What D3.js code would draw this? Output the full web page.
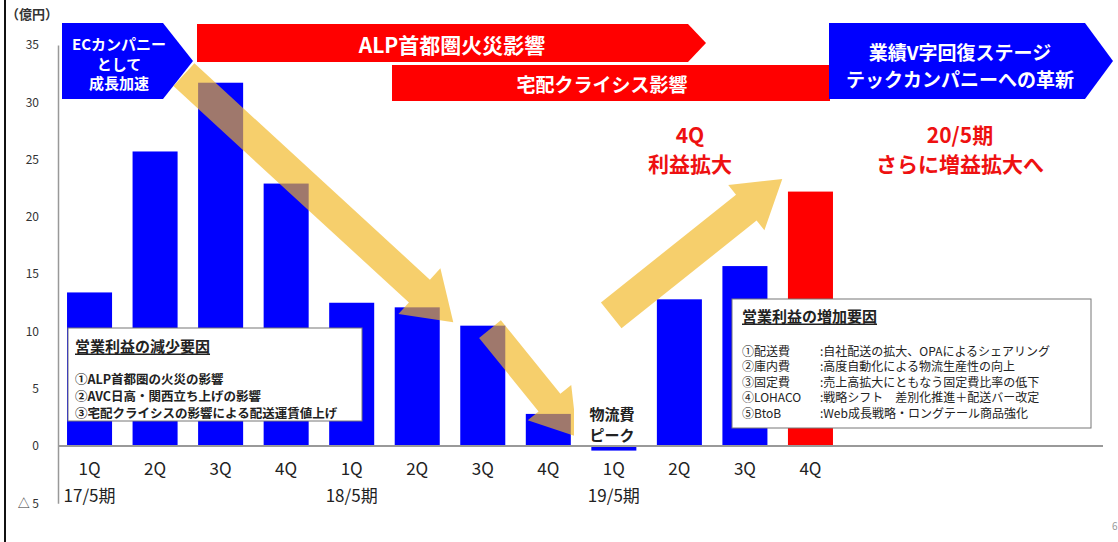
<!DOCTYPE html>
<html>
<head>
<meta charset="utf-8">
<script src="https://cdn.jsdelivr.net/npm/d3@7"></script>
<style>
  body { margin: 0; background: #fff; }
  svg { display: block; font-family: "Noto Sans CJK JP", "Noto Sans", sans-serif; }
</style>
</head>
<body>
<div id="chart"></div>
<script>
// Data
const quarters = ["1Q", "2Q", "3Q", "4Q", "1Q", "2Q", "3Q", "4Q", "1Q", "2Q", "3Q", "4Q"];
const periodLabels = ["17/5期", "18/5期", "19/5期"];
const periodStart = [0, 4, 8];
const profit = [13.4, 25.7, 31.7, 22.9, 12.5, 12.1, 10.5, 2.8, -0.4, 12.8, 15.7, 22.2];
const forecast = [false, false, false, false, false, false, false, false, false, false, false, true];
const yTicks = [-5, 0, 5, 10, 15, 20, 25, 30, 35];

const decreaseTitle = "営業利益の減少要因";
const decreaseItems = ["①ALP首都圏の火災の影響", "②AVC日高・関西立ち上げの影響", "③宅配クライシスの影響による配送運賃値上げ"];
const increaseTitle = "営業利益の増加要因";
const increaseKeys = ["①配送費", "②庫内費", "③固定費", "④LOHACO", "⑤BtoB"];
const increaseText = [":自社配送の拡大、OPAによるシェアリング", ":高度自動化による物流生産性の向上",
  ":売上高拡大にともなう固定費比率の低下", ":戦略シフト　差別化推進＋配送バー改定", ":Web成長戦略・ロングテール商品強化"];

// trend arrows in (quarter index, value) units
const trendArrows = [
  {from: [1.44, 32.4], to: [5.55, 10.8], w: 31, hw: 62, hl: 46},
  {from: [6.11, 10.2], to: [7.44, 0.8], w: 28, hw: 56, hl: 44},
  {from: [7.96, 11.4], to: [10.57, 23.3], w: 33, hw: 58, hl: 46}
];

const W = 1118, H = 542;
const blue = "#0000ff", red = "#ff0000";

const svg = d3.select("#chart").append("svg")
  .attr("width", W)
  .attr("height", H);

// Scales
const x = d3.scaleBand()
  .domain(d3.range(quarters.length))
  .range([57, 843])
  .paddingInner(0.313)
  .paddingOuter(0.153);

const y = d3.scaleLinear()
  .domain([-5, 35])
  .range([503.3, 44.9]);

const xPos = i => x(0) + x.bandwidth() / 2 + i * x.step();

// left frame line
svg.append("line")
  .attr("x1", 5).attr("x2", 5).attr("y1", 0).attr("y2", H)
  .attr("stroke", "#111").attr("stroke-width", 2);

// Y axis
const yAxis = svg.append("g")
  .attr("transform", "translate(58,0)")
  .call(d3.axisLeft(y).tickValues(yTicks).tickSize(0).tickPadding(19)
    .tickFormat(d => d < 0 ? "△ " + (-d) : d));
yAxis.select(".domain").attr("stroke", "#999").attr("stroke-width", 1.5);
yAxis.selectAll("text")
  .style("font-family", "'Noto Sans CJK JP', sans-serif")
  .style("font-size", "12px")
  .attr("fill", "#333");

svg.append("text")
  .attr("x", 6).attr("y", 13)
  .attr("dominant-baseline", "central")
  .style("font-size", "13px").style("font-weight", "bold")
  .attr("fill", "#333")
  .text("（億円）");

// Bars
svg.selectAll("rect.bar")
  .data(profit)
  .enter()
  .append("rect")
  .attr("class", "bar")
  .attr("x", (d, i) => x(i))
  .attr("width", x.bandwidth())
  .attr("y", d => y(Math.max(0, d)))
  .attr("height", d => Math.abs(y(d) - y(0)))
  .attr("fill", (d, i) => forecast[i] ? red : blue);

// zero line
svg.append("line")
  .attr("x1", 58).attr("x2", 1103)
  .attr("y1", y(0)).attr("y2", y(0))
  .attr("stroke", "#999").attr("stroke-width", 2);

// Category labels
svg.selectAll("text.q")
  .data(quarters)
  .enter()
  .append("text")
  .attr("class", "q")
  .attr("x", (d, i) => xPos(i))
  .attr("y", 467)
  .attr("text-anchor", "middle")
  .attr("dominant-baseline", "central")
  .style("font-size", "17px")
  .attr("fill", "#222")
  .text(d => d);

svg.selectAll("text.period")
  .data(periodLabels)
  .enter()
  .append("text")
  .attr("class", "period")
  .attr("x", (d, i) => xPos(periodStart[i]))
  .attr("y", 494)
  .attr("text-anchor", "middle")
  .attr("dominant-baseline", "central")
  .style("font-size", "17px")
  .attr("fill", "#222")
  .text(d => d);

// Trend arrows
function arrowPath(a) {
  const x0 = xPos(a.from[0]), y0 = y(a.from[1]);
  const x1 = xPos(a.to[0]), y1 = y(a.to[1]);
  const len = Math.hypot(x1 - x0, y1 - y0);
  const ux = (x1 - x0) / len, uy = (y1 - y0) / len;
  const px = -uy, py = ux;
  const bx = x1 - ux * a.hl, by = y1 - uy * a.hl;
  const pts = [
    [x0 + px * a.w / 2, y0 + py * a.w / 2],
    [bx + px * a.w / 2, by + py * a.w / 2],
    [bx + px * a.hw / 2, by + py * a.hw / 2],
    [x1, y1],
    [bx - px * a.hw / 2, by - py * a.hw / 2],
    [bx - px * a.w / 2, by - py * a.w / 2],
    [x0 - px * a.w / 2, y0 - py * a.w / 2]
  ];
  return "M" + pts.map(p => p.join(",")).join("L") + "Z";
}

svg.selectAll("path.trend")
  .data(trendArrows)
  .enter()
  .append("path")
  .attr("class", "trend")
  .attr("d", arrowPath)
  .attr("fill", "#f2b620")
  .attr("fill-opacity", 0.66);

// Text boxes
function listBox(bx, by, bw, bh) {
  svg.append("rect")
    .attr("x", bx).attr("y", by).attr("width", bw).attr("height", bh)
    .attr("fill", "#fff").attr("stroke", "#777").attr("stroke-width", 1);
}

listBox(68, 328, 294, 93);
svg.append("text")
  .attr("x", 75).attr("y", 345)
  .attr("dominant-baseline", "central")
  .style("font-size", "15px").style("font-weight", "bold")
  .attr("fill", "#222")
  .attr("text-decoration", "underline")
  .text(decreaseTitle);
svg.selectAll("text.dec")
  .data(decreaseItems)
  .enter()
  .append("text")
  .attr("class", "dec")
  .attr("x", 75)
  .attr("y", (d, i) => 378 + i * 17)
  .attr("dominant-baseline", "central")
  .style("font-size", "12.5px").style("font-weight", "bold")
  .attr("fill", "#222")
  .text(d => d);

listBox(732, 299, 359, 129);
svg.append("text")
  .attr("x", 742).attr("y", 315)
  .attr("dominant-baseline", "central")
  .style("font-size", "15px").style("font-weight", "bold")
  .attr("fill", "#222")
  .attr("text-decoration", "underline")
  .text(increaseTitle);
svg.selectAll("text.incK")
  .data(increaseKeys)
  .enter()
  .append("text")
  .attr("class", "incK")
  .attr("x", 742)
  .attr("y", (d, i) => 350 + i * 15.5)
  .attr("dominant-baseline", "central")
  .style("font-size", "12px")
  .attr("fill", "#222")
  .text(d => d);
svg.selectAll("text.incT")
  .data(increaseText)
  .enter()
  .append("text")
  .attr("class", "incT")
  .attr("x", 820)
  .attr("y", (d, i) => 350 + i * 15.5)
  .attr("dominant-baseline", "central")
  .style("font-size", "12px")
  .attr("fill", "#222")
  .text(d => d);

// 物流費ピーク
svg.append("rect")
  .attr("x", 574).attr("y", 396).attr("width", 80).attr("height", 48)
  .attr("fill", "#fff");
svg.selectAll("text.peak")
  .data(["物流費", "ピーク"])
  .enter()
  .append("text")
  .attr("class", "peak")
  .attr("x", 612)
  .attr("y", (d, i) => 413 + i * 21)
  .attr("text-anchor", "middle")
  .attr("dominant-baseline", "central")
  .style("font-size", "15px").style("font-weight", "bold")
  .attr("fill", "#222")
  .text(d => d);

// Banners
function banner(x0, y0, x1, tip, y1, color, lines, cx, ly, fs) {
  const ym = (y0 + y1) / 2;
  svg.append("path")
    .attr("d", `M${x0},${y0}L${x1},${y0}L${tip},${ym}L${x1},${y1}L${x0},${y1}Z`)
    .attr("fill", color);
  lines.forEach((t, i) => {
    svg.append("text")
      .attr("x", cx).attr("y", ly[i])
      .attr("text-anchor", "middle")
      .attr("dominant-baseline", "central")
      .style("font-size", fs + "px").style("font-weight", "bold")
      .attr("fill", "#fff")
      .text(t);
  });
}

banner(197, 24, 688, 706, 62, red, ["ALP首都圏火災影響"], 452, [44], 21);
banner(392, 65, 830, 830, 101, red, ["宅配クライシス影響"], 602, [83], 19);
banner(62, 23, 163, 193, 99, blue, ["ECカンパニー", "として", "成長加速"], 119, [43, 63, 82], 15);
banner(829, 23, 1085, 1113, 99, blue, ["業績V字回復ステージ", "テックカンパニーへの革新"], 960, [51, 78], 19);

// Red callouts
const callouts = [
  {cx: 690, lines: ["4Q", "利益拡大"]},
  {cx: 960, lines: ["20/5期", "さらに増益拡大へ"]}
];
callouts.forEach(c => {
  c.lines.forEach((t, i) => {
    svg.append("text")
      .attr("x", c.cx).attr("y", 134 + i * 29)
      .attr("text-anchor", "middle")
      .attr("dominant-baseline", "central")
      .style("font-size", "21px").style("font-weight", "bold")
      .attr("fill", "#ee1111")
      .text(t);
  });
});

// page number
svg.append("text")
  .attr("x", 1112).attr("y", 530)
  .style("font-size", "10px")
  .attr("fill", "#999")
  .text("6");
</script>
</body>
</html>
────
## PROBLEM
Show each line of the listing that holds the string "page".

## THE ANSWER
What D3.js code would draw this? Output the full web page.
// page number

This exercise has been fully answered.